Luckily it was mid-week so I was relatively quiet. Up on Parliament Hill there were families and children flying kites, the colours whisking like birds scanning their pray below, winding around and around again, its funny the delight we get of making things fly or float. Hamstead Heath is enormous. It stretches on and on and encompasses different landscapes of the English country-side and I’m so clad its been retained. Apparently famous people are constantly seen here – though, I think I was too busy enjoying the space and trees and lakes to take notice of the people.

I parked myself under a weeping willow (one of my favourite trees, when I was little I decided I would have a huge drive way to my house that would be lined by weeping willows and daffodils underneath). I opened my book and lazed while looking out over the few small boats that paraded silently on the rippling lake behind me. Before me Parliament Hill swept up to create a horizon of its very own and along the path Mum’s with prams and children on scooters merrily moved along. I took a sip of water and my stomach insisted that food was more a necessity than liquid and what on earth did I think I was doing not bringing a sandwhich? Stomachs are demanding things at times, I think we are at the whim of than more than our mind. So, after a small moment of relaxation I continued my investigation of Hamstead Heath and hoped to discover a cafĂ© along the walk.

I moved along a huge lake, watched the picnicking families, breathed in the clean air while the sun warmed my back. I headed up, assuming up was the direction in which I’d come and along a dirt road. I came to a ‘Man’s Only’ swimming hole, which I thought incredulous and sexist… until I came to the ‘Woman’s Only’ which was just in time because I had had far too much water to compensate for my lack of food. I wandered in to the Woman’s Only Swimming Hole and saw a natural lake before me. To the side of it was a rock pool and a place to park bikes, and on the other side a steeped green where ladies lay, breasts out, reading or eating or chatting to friends. I had a vivid image of the first ‘Planet of the Apes’ film, when the main character first saw the Land of the Apes and women and men wandered around the water hole practically naked but completely at peace. It was something out of a Romantic painting… I quite liked it, very bohemian, I thought. The natural pool had two sections, one with lanes for laps, and the other for free swimming. There was one brave woman stroking away, though I can imagine how freezing it must have been. I used to lavatories there, chatted to the attendant for a bit. She said that this had been here since the mid 1800’s and she agreed with my summation, very bohemian, a place for female freedom (and Lesbians… she said, though, they didn’t encourage public displays of affection). ‘Well’, I thought to myself, ‘I’m certainly not in Australia any more’.

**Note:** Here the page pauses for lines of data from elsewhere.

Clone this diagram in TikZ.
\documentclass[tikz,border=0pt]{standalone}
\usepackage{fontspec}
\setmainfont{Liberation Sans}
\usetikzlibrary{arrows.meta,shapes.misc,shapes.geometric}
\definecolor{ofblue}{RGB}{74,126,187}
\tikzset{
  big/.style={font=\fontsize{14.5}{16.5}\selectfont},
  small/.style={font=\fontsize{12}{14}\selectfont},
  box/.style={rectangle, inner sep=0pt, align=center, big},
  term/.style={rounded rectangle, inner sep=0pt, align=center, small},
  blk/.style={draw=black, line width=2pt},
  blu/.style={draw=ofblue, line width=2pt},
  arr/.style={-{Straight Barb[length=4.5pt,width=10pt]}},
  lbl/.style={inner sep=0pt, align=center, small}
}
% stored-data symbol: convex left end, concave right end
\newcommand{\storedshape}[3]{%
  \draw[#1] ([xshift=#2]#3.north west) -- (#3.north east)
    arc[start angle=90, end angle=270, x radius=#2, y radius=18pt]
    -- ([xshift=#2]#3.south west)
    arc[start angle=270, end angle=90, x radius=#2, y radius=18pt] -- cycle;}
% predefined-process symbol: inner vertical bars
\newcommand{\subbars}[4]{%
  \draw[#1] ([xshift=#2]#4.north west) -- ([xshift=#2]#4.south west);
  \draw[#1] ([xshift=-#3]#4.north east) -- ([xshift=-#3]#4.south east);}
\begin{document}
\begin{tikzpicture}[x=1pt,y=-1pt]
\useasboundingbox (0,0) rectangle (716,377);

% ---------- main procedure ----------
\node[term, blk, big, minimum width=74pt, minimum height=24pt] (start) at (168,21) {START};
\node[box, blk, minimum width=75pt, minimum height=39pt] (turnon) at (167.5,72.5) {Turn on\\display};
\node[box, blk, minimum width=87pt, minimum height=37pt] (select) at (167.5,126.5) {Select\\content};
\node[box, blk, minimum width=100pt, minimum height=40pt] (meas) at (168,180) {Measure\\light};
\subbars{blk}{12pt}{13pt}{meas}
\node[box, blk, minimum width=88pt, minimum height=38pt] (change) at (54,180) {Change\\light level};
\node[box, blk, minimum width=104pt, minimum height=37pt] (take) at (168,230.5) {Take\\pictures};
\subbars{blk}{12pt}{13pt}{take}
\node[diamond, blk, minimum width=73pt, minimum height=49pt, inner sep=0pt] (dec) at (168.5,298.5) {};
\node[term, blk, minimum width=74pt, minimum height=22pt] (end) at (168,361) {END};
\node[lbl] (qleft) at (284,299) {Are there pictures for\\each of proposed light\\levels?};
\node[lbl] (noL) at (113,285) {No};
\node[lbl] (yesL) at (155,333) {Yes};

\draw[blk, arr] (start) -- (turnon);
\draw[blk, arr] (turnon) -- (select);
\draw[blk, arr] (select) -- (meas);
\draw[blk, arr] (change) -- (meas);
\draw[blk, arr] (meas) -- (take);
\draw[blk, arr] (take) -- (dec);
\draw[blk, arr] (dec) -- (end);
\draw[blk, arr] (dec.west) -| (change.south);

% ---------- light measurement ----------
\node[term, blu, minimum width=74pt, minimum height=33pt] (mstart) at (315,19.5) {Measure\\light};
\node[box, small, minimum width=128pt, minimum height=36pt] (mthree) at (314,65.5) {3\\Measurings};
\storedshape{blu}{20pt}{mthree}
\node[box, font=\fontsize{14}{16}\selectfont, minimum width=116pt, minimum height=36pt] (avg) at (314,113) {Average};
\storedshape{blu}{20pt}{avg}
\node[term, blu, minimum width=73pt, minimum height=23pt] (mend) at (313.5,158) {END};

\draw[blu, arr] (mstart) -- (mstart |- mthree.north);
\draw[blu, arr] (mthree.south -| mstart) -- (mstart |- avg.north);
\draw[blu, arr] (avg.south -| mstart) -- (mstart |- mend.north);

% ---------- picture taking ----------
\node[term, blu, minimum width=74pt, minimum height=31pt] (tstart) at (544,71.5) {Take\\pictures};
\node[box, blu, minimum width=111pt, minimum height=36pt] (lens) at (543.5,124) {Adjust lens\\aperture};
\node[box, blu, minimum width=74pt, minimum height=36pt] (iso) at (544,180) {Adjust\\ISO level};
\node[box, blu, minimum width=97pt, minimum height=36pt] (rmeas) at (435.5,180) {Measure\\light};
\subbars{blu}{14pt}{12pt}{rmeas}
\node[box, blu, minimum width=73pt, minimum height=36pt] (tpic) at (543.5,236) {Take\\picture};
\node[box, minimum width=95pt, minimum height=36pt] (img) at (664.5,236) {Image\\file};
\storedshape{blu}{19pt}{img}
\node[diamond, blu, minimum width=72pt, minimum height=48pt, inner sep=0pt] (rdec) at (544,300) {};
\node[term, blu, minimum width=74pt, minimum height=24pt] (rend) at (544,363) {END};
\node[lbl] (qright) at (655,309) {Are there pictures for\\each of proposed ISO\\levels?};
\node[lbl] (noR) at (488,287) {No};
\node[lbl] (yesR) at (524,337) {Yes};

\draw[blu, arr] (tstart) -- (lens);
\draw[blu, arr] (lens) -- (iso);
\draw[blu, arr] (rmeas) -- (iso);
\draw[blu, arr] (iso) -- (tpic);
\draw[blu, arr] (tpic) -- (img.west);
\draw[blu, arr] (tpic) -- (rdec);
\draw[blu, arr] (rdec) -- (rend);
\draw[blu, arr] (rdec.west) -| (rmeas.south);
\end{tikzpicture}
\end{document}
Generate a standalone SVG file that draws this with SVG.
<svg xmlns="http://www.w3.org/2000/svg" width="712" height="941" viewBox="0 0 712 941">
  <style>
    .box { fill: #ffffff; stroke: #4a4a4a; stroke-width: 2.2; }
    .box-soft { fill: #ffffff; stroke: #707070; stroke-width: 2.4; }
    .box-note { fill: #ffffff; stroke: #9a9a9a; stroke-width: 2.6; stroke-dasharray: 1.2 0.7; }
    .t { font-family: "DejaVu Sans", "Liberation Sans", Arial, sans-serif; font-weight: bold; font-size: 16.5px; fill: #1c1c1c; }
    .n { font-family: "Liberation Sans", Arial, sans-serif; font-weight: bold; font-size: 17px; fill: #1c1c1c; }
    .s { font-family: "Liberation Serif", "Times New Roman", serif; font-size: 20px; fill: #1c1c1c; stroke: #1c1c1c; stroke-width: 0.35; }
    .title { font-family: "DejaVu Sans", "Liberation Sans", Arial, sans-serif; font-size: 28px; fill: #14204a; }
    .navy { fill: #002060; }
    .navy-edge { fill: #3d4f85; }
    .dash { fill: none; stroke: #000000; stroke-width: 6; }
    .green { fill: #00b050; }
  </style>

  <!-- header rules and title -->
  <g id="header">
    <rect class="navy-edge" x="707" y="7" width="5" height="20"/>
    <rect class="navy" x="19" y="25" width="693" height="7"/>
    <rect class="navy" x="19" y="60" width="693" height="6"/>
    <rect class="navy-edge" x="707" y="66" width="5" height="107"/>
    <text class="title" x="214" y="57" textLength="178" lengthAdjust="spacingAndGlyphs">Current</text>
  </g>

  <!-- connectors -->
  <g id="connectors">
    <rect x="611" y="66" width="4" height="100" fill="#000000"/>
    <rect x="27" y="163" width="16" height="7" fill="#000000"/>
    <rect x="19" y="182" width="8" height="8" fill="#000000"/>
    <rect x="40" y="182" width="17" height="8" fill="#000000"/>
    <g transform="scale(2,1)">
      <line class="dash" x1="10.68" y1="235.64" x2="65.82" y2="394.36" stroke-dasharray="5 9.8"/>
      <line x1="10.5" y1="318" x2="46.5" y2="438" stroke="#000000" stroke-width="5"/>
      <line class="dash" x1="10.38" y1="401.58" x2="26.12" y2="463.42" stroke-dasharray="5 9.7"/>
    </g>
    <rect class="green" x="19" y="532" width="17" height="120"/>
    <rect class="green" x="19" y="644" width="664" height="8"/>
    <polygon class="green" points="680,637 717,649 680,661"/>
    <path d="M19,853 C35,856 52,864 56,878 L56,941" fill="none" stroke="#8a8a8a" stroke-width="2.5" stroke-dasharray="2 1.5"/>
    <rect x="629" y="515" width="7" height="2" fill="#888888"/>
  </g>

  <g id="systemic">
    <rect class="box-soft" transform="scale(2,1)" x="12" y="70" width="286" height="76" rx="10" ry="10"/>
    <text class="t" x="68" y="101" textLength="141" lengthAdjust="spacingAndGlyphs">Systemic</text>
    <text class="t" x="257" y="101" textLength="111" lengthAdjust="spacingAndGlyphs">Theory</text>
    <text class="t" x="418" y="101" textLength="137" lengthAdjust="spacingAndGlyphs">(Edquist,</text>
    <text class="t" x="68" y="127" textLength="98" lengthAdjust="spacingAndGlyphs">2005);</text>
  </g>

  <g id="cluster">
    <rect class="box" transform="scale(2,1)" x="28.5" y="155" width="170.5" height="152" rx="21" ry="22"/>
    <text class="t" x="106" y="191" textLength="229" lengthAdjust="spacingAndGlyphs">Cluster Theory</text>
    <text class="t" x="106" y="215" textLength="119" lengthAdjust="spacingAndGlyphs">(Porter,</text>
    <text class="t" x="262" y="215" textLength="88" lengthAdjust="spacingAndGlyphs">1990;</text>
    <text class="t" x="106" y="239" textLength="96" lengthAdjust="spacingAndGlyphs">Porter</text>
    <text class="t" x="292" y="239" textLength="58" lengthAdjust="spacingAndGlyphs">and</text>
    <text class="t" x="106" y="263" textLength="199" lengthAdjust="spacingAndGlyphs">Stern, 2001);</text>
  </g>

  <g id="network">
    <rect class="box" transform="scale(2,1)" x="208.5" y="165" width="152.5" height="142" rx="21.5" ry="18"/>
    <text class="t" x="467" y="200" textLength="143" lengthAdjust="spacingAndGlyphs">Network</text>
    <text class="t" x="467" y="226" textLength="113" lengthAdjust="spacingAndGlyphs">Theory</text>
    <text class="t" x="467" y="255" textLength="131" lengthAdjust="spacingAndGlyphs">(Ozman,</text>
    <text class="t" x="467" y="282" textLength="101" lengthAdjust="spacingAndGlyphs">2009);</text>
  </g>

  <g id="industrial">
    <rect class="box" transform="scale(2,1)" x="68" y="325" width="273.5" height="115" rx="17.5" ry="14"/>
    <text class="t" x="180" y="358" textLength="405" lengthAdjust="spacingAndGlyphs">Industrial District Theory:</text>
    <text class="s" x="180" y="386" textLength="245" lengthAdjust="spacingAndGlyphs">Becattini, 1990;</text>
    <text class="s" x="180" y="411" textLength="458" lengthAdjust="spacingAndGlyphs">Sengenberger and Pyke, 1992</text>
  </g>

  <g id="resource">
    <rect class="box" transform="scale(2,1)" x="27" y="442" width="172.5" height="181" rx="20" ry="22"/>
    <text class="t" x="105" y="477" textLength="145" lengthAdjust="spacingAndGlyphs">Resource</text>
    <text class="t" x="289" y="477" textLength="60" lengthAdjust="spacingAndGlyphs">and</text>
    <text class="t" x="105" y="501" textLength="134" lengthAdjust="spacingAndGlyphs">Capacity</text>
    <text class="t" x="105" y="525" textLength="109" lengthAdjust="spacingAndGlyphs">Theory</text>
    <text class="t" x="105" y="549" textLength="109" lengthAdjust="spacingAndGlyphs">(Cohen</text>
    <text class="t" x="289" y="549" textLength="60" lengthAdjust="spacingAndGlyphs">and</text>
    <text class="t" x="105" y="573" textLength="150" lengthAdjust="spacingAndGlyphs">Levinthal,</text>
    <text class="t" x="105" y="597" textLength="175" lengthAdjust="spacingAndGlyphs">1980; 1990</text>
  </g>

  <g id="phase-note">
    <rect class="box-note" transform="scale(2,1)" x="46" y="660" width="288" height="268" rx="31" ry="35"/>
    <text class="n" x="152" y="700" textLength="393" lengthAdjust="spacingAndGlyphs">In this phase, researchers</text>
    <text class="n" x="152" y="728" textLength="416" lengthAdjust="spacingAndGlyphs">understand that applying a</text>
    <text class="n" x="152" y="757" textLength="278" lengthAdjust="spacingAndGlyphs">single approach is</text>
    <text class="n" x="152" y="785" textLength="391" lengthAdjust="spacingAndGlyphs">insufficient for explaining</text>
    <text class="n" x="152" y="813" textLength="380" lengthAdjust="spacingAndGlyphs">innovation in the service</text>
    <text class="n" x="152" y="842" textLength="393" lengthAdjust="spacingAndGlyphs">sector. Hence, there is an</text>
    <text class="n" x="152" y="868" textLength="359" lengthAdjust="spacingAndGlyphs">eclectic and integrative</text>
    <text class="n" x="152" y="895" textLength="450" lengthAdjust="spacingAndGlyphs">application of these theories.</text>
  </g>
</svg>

Eventually the road disappeared and there was another expanse of hilled landscape, as I walked up I looked behind me and saw ‘community’, apparently, I found out later, an illegal hippy community where they were growing their own vegetables and so long as they didn’t bother anyone no one bothered them. It was overlooked by the police, so long as they weren’t doing any harm. I saw tents and make-shift huts, colourful clothing flying carelessly on clotheslines like so many Chinese Prayers. There was a part of me that yearned to join them, but it takes a brave person to completely remove themselves from society… and then again, I still didn’t know how well I was going to live with a group of people – after boarding school I promised I’d never live in a group situation again and my current house share had been a conscious personal test to conquer past demons. So I moved away from the hippies with my silent best wishes and underlying dream to wake up one day in the 1960’s or 70’s – I did have the beads for it!

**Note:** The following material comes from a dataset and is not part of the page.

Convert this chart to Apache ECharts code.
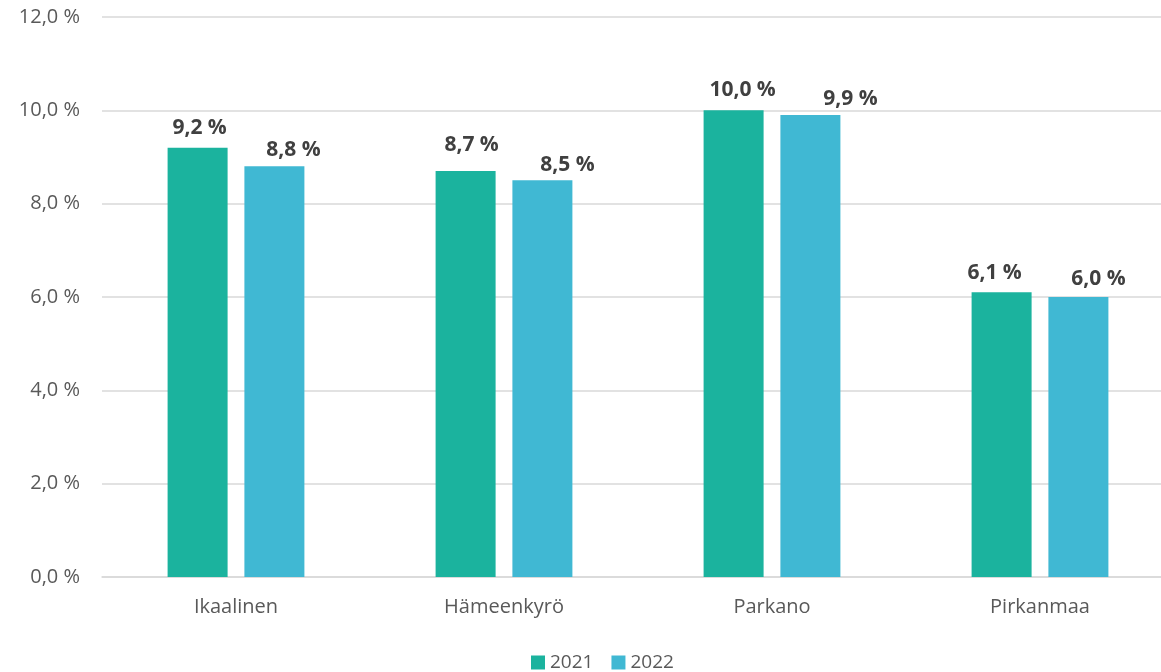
<!DOCTYPE html>
<html><head><meta charset="utf-8">
<script src="https://cdn.jsdelivr.net/npm/echarts@6/dist/echarts.min.js"></script>
<style>html,body{margin:0;padding:0;background:#fff;overflow:hidden}#c{width:1200px;height:672px}</style>
</head><body><div id="c"></div>
<script>
const categories = ['Ikaalinen', 'Hämeenkyrö', 'Parkano', 'Pirkanmaa'];
const series2021 = [9.2, 8.7, 10.0, 6.1];
const series2022 = [8.8, 8.5, 9.9, 6.0];
const seriesNames = ['2021', '2022'];
// manual label nudges as in the original (px)
const labelOffsets2021 = [[2, -9], [6, -15], [9, -10], [-7, -9]];
const labelOffsets2022 = [[19, -6], [25, -5], [40, -5], [20, -7]];
const fmt = v => v.toFixed(1).replace('.', ',') + ' %';
const font = '"Open Sans", Lato, sans-serif';
const chart = echarts.init(document.getElementById('c'));
const lbl = {show: true, position: 'top', distance: 0, formatter: p => fmt(p.value), fontFamily: font, fontSize: 21, fontWeight: 'bold', color: '#404040'};
const mk = (vals, offs) => vals.map((v, i) => ({value: v, label: {offset: offs[i]}}));
chart.setOption({
  animation: false,
  grid: {left: 102, right: 26, top: 17, bottom: 95},
  legend: {top: 648, left: 526, itemWidth: 14, itemHeight: 14, itemGap: 18, icon: 'rect',
    textStyle: {fontFamily: font, fontSize: 19, color: '#595959'}},
  xAxis: {type: 'category', data: categories,
    axisLine: {lineStyle: {color: '#d9d9d9', width: 1.5}}, axisTick: {show: false},
    axisLabel: {fontFamily: font, fontSize: 20, color: '#595959', margin: 20}},
  yAxis: {type: 'value', min: 0, max: 12, interval: 2,
    axisLabel: {formatter: v => fmt(v), fontFamily: font, fontSize: 20, color: '#595959', margin: 22},
    splitLine: {lineStyle: {color: '#d9d9d9', width: 1.5}}},
  series: [
    {name: seriesNames[0], type: 'bar', data: mk(series2021, labelOffsets2021), barWidth: 60, barGap: '28%', itemStyle: {color: '#1BB39E'}, label: lbl},
    {name: seriesNames[1], type: 'bar', data: mk(series2022, labelOffsets2022), barWidth: 60, itemStyle: {color: '#40B8D3'}, label: lbl}
  ]
});
</script></body></html>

Rather than going straight ahead toward the building in the far distance, I thought, going through the bush to my right would be a short cut… So said Hanzel and Grettle. I walked past what I assume were Carnival entertainers, a man with dreadlocks down to the ground playing a guitar, while a hemp-attired woman whirled batons in the air and another man played with a cylindrical implement on a piece of string, throwing it high up in the air and catching again… may have been a good time to turn around. But I headed up into the bush, there was a gate closing itself off from a Victorian House, I saw the remnants of an attempt to garden the unkempt bush, a veranda not unlike one you’d see in Australia, and the chimney puffing out bilious smoke. ‘Oh, I could live there’, I thought to myself. There was a path… or what you could call a path… I tried to listen out for traffic, but the noises had disappeared amongst the trees and all of a sudden I was bush walking, the path seemed to have disappeared. It reminded me of our childhood wanderings around the farm and other peoples farms. Pretending we were witches (good ones ofcourse, laying spells on the unknown, or forcing the coming of spring or summer with our spells and offerings of limbless insects) or explorers, or people of the forest. Memories flow so strongly when you are away from the surroundings in which they were originally created.

However… what I discovered was not something I really should have as a child, and resulted in some stumbling and rather fast paced walking in the opposite direction to the building on the hill that I’d originally avoided. There, within the bush, I came across a pair of legs, naked hairy legs, four of them… leading up to red jocks in one case… and to… well nothing in the other. Two men smiled at me, splayed on the ground looking rather jovial and extremely amused. I smiled as politely as I could in the circumstances and dashed forward, only to find another two men kissing on a bench and some others in the corner of my eye. I could feel that laughter behind me, and although I’ve no qualms about chosen sexuality, I didn’t feel as if I belonged in any sense in the place that I was.

Shaking my head and giggling to myself I walked up the hill to the large building that ended up being an old mansion with a walled vegetable garden and sitting on the street I’d been looking for, I decided to opt for an ice cream. I was rather warm after my speedy walk, not to mention my encounter and my stomach was becoming quite frustrated at me. So licking my ice cream and my general shame I walked along the street, moving past the park and back to the tube. I’d certainly made a day of it, to say the least, and what a wealth of experiences to take with me to my dreams that night.